Para alcanzar esa delgadez, estábamos dispuestas a tomar cualquier píldora mágica y arriesgar nuestra vida con tal de encajar en los cánones de belleza impuestos por la industria. Vivimos en un mundo que se aprovecha de las inseguridades de las mujeres, enriqueciéndose a costa de nuestra autoestima. Si tan solo aprendiéramos a amar nuestros cuerpos tal como son y si nos enseñaran en nuestros hogares a aceptar nuestra corporalidad, muchas de estas compañías colapsarían y perderían su poder sobre nosotras.

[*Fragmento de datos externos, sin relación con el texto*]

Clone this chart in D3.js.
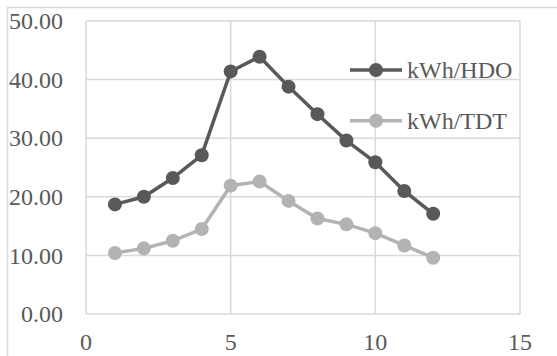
<!DOCTYPE html>
<html><head><meta charset="utf-8">
<script src="https://cdn.jsdelivr.net/npm/d3@7"></script>
<style>body{margin:0;background:#fff}svg{display:block}</style>
</head><body>
<script>
const xValues = [1,2,3,4,5,6,7,8,9,10,11,12];
const hdo = [18.7,20.0,23.2,27.1,41.4,43.9,38.8,34.1,29.6,25.9,21.0,17.1];
const tdt = [10.4,11.2,12.5,14.5,21.9,22.6,19.3,16.3,15.3,13.8,11.7,9.6];
const seriesNames = ["kWh/HDO","kWh/TDT"];
const yTicks = [0,10,20,30,40,50];
const xTicks = [0,5,10,15];

const W=557,H=356;
const svg=d3.select("body").append("svg").attr("width",W).attr("height",H);
svg.append("rect").attr("x",7.5).attr("y",7.5).attr("width",620).attr("height",420)
  .attr("fill","#fff").attr("stroke","#d9d9d9").attr("stroke-width",1.5);
const x=d3.scaleLinear().domain([0,15]).range([86,520]);
const y=d3.scaleLinear().domain([0,50]).range([314,21]);
const font="'Liberation Serif','Times New Roman',serif";
const fs=24;
const g=svg.append("g");
g.selectAll("line.h").data(yTicks).join("line").attr("x1",x(0)).attr("x2",x(15))
  .attr("y1",d=>y(d)).attr("y2",d=>y(d)).attr("stroke","#d9d9d9").attr("stroke-width",1.5);
g.selectAll("line.v").data(xTicks).join("line").attr("y1",y(0)).attr("y2",y(50))
  .attr("x1",d=>x(d)).attr("x2",d=>x(d)).attr("stroke","#d9d9d9").attr("stroke-width",1.5);
g.selectAll("text.y").data(yTicks).join("text").attr("x",63).attr("y",d=>y(d))
  .attr("dy","0.34em").attr("text-anchor","end").attr("font-family",font).attr("font-size",fs)
  .attr("fill","#595959").text(d=>d3.format(".2f")(d));
g.selectAll("text.x").data(xTicks).join("text").attr("x",d=>x(d)).attr("y",350)
  .attr("text-anchor","middle").attr("font-family",font).attr("font-size",fs)
  .attr("fill","#595959").text(d=>d);
const series=[{name:seriesNames[0],vals:hdo,color:"#595959"},{name:seriesNames[1],vals:tdt,color:"#b3b3b3"}];
const line=d3.line().x((d,i)=>x(xValues[i])).y(d=>y(d));
series.slice().reverse().forEach(s=>{
  g.append("path").attr("d",line(s.vals)).attr("fill","none").attr("stroke",s.color).attr("stroke-width",3.5);
  g.selectAll(null).data(s.vals).join("circle").attr("cx",(d,i)=>x(xValues[i])).attr("cy",d=>y(d))
    .attr("r",7).attr("fill",s.color);
});
series.forEach((s,i)=>{
  const ly=70+i*50.7;
  g.append("line").attr("x1",350).attr("x2",402).attr("y1",ly).attr("y2",ly).attr("stroke",s.color).attr("stroke-width",3.5);
  g.append("circle").attr("cx",376).attr("cy",ly).attr("r",7).attr("fill",s.color);
  g.append("text").attr("x",407).attr("y",ly).attr("dy","0.34em").attr("font-family",font)
    .attr("font-size",fs).attr("fill","#595959").text(s.name);
});
</script>
</body></html>
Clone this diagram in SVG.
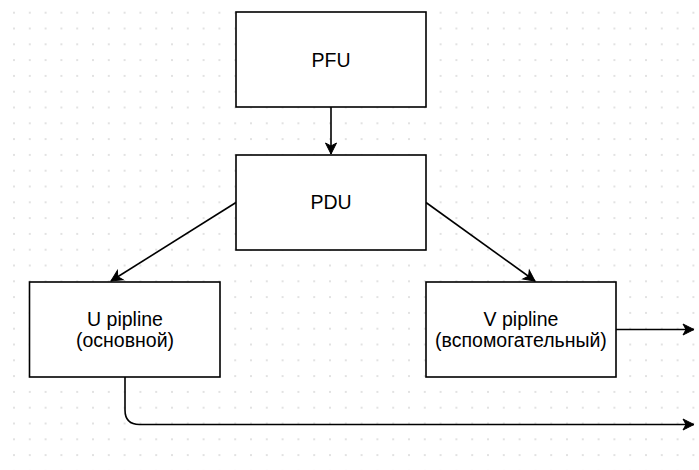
<svg xmlns="http://www.w3.org/2000/svg" width="699" height="470" viewBox="0 0 699 470">
  <defs>
    <!-- dotted drawing grid -->
    <pattern id="grid" patternUnits="userSpaceOnUse" x="6.1" y="4.8" width="15.8" height="15.8">
      <circle cx="7.9" cy="7.9" r="0.8" fill="#bdbdbd"/>
    </pattern>
    <marker id="arrow" markerUnits="userSpaceOnUse" markerWidth="14" markerHeight="14" viewBox="0 0 14 14" refX="12" refY="7" orient="auto">
      <path d="M1,1.5 L12,7 L1,12.5 L4,7 Z" fill="#000" stroke="#000" stroke-width="1"/>
    </marker>
    <style>
      .box { fill: #fff; stroke: #000; stroke-width: 1.6; }
      .lbl { font-family: "Liberation Sans", Arial, Helvetica, sans-serif; font-size: 19.5px; fill: #000; text-anchor: middle; }
      .edge { fill: none; stroke: #000; stroke-width: 1.6; marker-end: url(#arrow); }
    </style>
  </defs>

  <rect width="699" height="470" fill="#fff"/>
  <rect width="699" height="470" fill="url(#grid)"/>

  <g id="connectors">
    <path class="edge" d="M331,107 L331,154"/>
    <path class="edge" d="M236,202.5 L111,281"/>
    <path class="edge" d="M426,202.5 L535,281"/>
    <path class="edge" d="M616,329.5 L694,329.5"/>
    <path class="edge" d="M125,377 L125,410 Q125,424.5 139.5,424.5 L694,424.5"/>
  </g>

  <g id="pfu">
    <rect class="box" x="236" y="12" width="190" height="95"/>
    <text class="lbl" x="331" y="66.5">PFU</text>
  </g>

  <g id="pdu">
    <rect class="box" x="236" y="155" width="190" height="95"/>
    <text class="lbl" x="331" y="209">PDU</text>
  </g>

  <g id="u-pipeline">
    <rect class="box" x="29.5" y="282" width="190.5" height="95"/>
    <text class="lbl" x="125" y="326">U pipline</text>
    <text class="lbl" x="125" y="347">(основной)</text>
  </g>

  <g id="v-pipeline">
    <rect class="box" x="426" y="282" width="190" height="95"/>
    <text class="lbl" x="521" y="326">V pipline</text>
    <text class="lbl" x="521" y="347">(вспомогательный)</text>
  </g>
</svg>
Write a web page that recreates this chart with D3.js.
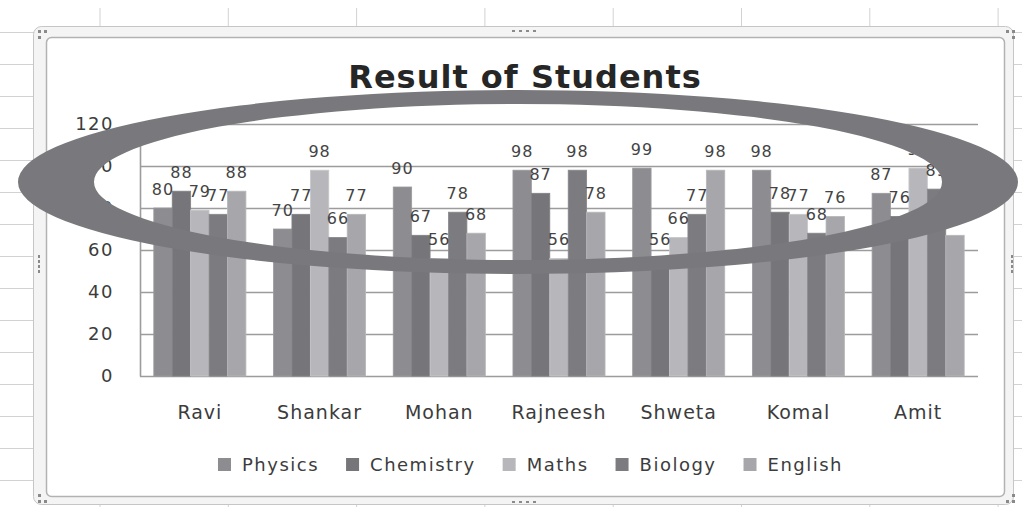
<!DOCTYPE html>
<html>
<head>
<meta charset="utf-8">
<title>Result of Students</title>
<script src="https://d3js.org/d3.v7.min.js"></script>
<style>
  body { margin: 0; background: #fff; font-family: "DejaVu Sans", sans-serif; }
  svg { display: block; }
  .y-axis .tick line { stroke: #9c9c9c; stroke-width: 1.6px; }
  .y-axis .domain { stroke: #9c9c9c; stroke-width: 1.6px; }
  .y-axis text { fill: #3c3c3c; font-size: 18px; letter-spacing: 1.5px; }
  .cat-label { fill: #3c3c3c; font-size: 19px; letter-spacing: 1px; }
  .bar-label { fill: #444; font-size: 16px; letter-spacing: 1px; }
  .legend text { fill: #3c3c3c; font-size: 18px; letter-spacing: 1.5px; }
</style>
</head>
<body>
<div id="chart"></div>
<script>
const students  = ["Ravi", "Shankar", "Mohan", "Rajneesh", "Shweta", "Komal", "Amit"];
const subjects  = ["Physics", "Chemistry", "Maths", "Biology", "English"];
const physics   = [80, 70, 90, 98, 99, 98, 87];
const chemistry = [88, 77, 67, 87, 56, 78, 76];
const maths     = [79, 98, 56, 56, 66, 77, 99];
const biology   = [77, 66, 78, 98, 77, 68, 89];
const english   = [88, 77, 68, 78, 98, 76, 67];
const yTicks    = [0, 20, 40, 60, 80, 100, 120];

const width = 1022, height = 507;
const colors = ["#8d8d91", "#76767a", "#b7b7bb", "#7c7c80", "#a7a7ab"];
const series = [physics, chemistry, maths, biology, english];

const svg = d3.select("#chart").append("svg")
  .attr("width", width)
  .attr("height", height);

// worksheet cells behind the chart object
const sheet = svg.append("g").attr("stroke", "#d2d2d2").attr("stroke-width", 1);
d3.range(32, height, 32).forEach(yy => {
  sheet.append("line").attr("x1", 0).attr("x2", width).attr("y1", yy + 0.5).attr("y2", yy + 0.5);
});
d3.range(0, 8).map(i => 100 + i * 128.3).forEach(xx => {
  sheet.append("line").attr("x1", xx).attr("x2", xx).attr("y1", 8).attr("y2", height);
});

// chart object frame (selected state)
svg.append("rect")
  .attr("x", 33.5).attr("y", 26.5).attr("width", 980).attr("height", 478)
  .attr("rx", 8).attr("fill", "#f4f4f4").attr("stroke", "#c6c6c6");
svg.append("rect")
  .attr("x", 46.5).attr("y", 37.5).attr("width", 958).attr("height", 459)
  .attr("rx", 5).attr("fill", "#fff").attr("stroke", "#b2b2b2").attr("stroke-width", 1.5);

const handles = svg.append("g").attr("fill", "#8a8a8a");
[[38, 30], [44, 30], [38, 36], [1006, 30], [1012, 30], [1012, 36],
 [38, 500], [44, 500], [38, 494], [1006, 500], [1012, 500], [1012, 494]]
  .forEach(([hx, hy]) => handles.append("rect").attr("x", hx).attr("y", hy).attr("width", 3).attr("height", 3));
[0, 1, 2, 3].forEach(i => {
  handles.append("rect").attr("x", 512 + i * 7).attr("y", 30).attr("width", 3).attr("height", 2);
  handles.append("rect").attr("x", 512 + i * 7).attr("y", 501).attr("width", 3).attr("height", 2);
  handles.append("rect").attr("x", 38).attr("y", 255 + i * 5).attr("width", 2).attr("height", 3);
  handles.append("rect").attr("x", 1011).attr("y", 255 + i * 5).attr("width", 2).attr("height", 3);
});

// plot area
const plot = { left: 140, right: 978, top: 124, bottom: 376 };

const x0 = d3.scaleBand()
  .domain(students)
  .range([plot.left, plot.right])
  .paddingInner(1.5 / 6.5)
  .paddingOuter(0.75 / 6.5);

const x1 = d3.scaleBand()
  .domain(subjects)
  .range([0, x0.bandwidth()]);

const y = d3.scaleLinear()
  .domain([0, 120])
  .range([plot.bottom, plot.top]);

const yAxis = svg.append("g")
  .attr("class", "y-axis")
  .attr("transform", `translate(${plot.left},0)`)
  .call(d3.axisLeft(y)
    .tickValues(yTicks)
    .tickSize(-(plot.right - plot.left))
    .tickSizeOuter(0)
    .tickPadding(26));
yAxis.selectAll("text").attr("font-family", "DejaVu Sans");

// bars
const groups = svg.append("g")
  .selectAll("g")
  .data(students)
  .join("g")
    .attr("transform", d => `translate(${x0(d)},0)`);

groups.selectAll("rect")
  .data((d, i) => subjects.map((s, k) => ({ subject: s, value: series[k][i], k })))
  .join("rect")
    .attr("x", d => x1(d.subject))
    .attr("y", d => y(d.value))
    .attr("width", x1.bandwidth())
    .attr("height", d => y(0) - y(d.value))
    .attr("fill", d => colors[d.k])
    .attr("stroke", d => d3.color(colors[d.k]).brighter(0.25))
    .attr("stroke-width", 0.8);

groups.selectAll("text")
  .data((d, i) => subjects.map((s, k) => ({ subject: s, value: series[k][i] })))
  .join("text")
    .attr("class", "bar-label")
    .attr("x", d => x1(d.subject) + x1.bandwidth() / 2)
    .attr("y", d => y(d.value) - 13)
    .attr("text-anchor", "middle")
    .text(d => d.value);

// category labels
svg.append("g")
  .selectAll("text")
  .data(students)
  .join("text")
    .attr("class", "cat-label")
    .attr("x", d => x0(d) + x0.bandwidth() / 2)
    .attr("y", 419)
    .attr("text-anchor", "middle")
    .text(d => d);

// title
svg.append("text")
  .attr("x", 525)
  .attr("y", 88)
  .attr("text-anchor", "middle")
  .attr("font-size", 32)
  .attr("font-weight", "bold")
  .attr("letter-spacing", 1)
  .attr("fill", "#262626")
  .text("Result of Students");

// legend, laid out from measured text widths and centred
const legend = svg.append("g").attr("class", "legend");
let lx = 0;
subjects.forEach((s, k) => {
  const item = legend.append("g").attr("transform", `translate(${lx},0)`);
  item.append("rect").attr("x", 0).attr("y", 458).attr("width", 13).attr("height", 13).attr("fill", colors[k]);
  const t = item.append("text").attr("x", 24).attr("y", 471).text(s);
  lx += 24 + t.node().getComputedTextLength() + 27;
});
legend.attr("transform", `translate(${(218 + 843 - (lx - 27)) / 2},0)`);

// hand-drawn ellipse marking on top of the chart
const ring = { cx: 518, cy: 182, rxo: 500, ryo: 92, rxi: 424, ryi: 78 };
const ellipsePath = (cx, cy, rx, ry) =>
  `M${cx - rx},${cy}a${rx},${ry} 0 1,0 ${2 * rx},0a${rx},${ry} 0 1,0 ${-2 * rx},0Z`;
svg.append("path")
  .attr("d", ellipsePath(ring.cx, ring.cy, ring.rxo, ring.ryo) + ellipsePath(ring.cx, ring.cy, ring.rxi, ring.ryi))
  .attr("fill-rule", "evenodd")
  .attr("fill", "#79797d");
</script>
</body>
</html>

La eliminación del Redotex representa una importante victoria, evitando más muertes y efectos secundarios a largo plazo. Sin embargo, la lucha contra la gordofobia y la presión social por encajar en estándares de belleza inalcanzables sigue siendo un camino largo y difícil. Sigamos desafiando los estereotipos y construyendo un mundo donde las mujeres seamos valoradas por nuestra esencia, no por nuestra apariencia. No más mártires de medicamentos milagro, no más mártires de la gordofobia.